### ENTRIES
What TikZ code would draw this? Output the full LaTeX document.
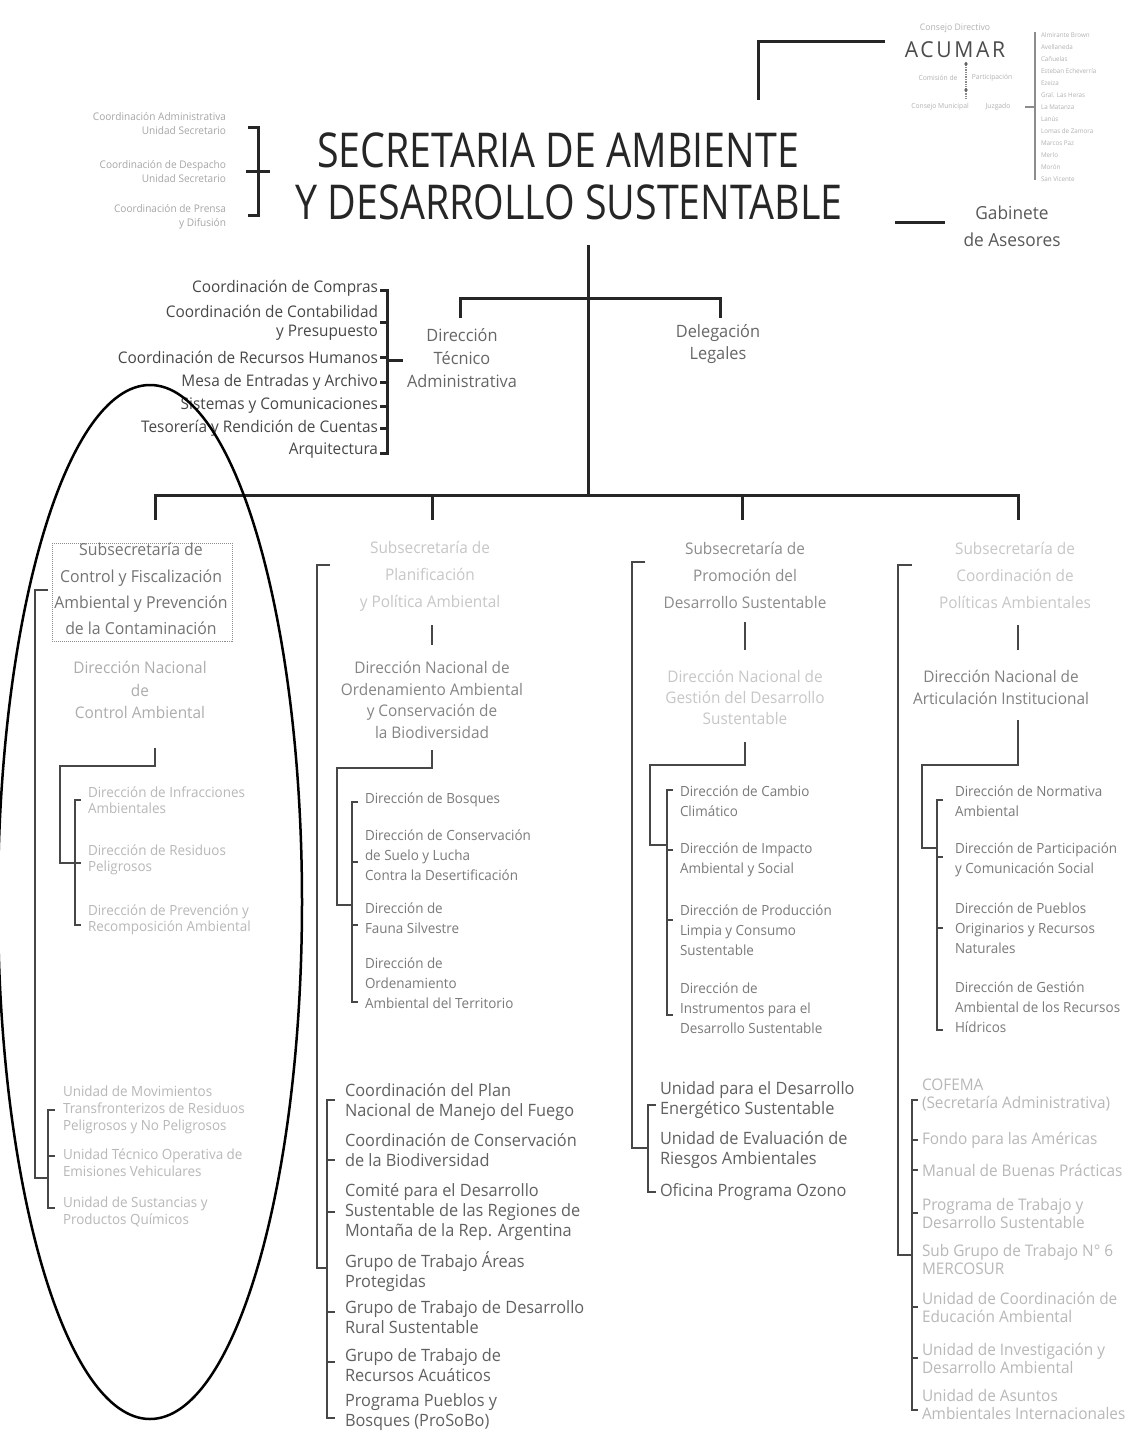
* * *
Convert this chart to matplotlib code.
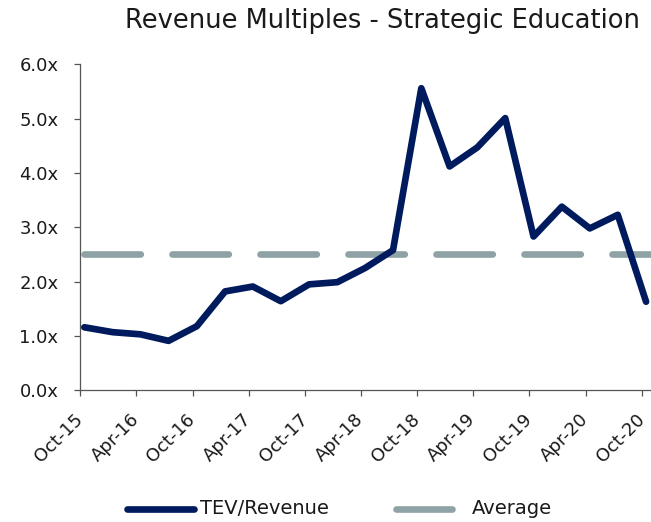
--
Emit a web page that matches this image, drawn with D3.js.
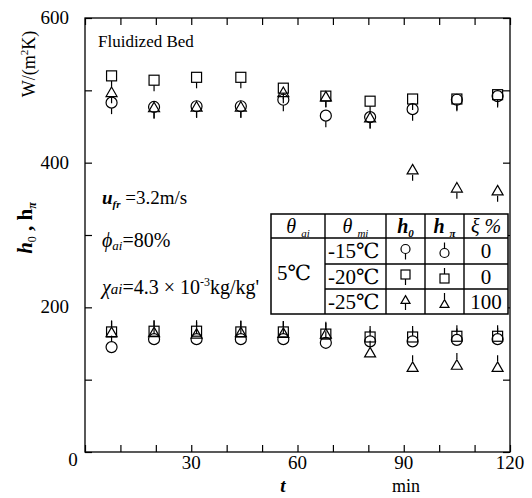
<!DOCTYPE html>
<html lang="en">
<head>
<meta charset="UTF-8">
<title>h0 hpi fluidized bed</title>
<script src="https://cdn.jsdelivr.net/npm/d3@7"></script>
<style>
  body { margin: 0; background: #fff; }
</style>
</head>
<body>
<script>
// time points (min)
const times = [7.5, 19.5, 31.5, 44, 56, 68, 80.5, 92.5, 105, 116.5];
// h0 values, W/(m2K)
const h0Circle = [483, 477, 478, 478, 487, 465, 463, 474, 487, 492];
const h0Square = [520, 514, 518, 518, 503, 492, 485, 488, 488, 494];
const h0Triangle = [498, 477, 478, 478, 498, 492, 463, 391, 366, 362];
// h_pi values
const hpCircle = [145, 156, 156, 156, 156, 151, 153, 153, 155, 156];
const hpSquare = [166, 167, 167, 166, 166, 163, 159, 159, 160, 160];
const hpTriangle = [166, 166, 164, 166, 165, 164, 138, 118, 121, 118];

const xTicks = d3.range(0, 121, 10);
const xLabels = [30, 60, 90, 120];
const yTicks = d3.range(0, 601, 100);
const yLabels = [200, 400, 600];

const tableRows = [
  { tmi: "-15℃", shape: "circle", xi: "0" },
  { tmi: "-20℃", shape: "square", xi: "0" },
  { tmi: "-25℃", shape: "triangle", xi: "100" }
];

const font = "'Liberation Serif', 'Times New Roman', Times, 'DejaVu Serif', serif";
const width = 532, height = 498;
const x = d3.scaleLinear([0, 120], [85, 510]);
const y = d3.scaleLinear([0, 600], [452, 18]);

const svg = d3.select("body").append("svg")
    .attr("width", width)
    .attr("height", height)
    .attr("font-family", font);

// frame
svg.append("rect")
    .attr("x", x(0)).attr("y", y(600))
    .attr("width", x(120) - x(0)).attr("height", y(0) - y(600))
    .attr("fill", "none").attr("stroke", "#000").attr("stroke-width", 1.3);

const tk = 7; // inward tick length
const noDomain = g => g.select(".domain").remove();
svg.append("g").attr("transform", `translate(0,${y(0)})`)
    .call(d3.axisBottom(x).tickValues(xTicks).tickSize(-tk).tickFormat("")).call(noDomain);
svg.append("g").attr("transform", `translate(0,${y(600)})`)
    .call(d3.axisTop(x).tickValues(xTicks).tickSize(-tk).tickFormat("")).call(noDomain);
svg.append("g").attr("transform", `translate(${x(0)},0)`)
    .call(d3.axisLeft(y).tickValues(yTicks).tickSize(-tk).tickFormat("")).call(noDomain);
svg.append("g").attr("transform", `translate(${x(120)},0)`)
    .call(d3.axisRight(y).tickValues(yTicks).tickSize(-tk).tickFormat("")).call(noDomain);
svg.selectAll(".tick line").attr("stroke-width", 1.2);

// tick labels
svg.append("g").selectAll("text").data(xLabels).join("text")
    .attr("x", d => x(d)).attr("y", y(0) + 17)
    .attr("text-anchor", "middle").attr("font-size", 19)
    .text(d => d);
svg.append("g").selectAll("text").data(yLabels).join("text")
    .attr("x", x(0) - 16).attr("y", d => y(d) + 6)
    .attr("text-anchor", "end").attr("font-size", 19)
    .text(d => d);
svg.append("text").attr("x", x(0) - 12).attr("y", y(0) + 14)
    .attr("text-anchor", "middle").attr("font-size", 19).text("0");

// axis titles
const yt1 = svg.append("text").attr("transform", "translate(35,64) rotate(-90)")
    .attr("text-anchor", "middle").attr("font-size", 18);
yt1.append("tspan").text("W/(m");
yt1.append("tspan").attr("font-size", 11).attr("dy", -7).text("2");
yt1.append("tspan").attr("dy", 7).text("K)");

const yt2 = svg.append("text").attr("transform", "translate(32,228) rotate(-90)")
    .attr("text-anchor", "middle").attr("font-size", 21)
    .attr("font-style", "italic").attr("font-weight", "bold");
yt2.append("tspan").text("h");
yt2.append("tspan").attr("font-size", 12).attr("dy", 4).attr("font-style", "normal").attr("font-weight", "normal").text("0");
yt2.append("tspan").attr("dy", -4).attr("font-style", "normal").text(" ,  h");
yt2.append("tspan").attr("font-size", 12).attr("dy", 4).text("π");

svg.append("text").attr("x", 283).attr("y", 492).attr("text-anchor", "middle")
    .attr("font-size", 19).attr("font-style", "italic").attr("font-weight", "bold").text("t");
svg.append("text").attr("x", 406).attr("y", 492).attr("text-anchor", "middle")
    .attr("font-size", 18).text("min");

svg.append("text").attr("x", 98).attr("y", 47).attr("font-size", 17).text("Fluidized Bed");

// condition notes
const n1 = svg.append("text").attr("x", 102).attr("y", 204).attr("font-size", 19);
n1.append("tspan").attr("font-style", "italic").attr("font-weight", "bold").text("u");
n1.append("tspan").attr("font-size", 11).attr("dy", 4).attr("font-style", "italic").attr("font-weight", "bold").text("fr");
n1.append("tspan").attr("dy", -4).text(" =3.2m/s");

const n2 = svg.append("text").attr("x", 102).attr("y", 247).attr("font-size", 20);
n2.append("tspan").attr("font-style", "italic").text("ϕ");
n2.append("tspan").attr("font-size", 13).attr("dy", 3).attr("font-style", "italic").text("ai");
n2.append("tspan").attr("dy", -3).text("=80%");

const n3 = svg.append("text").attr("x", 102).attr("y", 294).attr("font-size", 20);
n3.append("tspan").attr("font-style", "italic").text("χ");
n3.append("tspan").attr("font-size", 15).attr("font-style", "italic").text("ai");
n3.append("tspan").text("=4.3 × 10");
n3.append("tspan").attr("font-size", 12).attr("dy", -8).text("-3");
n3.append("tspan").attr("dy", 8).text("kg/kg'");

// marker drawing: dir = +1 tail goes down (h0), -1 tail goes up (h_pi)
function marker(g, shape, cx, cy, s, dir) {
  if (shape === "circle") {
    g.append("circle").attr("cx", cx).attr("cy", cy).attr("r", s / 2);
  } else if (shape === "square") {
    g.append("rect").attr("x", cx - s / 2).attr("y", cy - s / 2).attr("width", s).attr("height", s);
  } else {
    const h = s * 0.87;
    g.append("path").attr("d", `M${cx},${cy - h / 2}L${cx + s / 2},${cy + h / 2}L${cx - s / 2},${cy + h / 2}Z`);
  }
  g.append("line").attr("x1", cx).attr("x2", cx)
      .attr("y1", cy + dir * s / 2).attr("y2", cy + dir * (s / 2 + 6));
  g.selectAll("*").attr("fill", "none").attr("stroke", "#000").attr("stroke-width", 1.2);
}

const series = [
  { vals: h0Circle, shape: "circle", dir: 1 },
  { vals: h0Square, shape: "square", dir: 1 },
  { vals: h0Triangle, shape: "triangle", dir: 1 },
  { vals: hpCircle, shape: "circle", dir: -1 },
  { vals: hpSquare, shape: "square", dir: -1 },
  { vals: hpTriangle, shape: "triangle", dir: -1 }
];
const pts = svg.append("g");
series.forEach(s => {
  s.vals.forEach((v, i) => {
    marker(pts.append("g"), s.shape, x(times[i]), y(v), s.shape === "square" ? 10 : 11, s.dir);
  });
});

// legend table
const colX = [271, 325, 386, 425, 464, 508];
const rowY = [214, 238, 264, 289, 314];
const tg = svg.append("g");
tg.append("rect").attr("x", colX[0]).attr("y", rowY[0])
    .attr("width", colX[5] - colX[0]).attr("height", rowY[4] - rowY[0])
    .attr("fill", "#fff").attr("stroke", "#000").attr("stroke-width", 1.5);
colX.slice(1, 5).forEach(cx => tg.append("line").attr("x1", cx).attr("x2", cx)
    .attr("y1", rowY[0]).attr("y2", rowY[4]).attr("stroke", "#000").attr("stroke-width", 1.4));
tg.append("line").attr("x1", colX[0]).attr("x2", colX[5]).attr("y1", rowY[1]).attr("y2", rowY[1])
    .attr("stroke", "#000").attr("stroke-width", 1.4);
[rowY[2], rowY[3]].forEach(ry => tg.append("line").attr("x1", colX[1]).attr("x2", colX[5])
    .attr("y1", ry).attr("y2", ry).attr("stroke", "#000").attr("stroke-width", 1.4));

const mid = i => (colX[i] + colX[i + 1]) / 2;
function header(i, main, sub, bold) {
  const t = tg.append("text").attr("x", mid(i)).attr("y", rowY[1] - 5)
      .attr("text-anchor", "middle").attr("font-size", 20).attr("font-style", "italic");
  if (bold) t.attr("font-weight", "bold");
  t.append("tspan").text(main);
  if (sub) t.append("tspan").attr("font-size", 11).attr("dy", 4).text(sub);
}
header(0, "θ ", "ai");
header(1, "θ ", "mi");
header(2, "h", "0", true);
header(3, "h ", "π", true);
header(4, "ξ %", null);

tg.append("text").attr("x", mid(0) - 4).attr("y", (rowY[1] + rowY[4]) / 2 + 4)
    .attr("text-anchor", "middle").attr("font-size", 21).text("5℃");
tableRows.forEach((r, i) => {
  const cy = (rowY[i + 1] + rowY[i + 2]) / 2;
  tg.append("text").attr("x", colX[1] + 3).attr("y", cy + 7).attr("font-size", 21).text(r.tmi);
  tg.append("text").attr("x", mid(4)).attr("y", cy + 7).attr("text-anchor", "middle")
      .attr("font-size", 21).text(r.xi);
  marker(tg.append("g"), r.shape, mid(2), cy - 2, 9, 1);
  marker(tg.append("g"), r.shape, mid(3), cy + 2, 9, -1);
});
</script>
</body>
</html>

### CHALLENGE
Where a line above holds the string "code", show that line.

### FULL ANSWER
What TikZ code would draw this? Output the full LaTeX document.
Convert this chart to matplotlib code.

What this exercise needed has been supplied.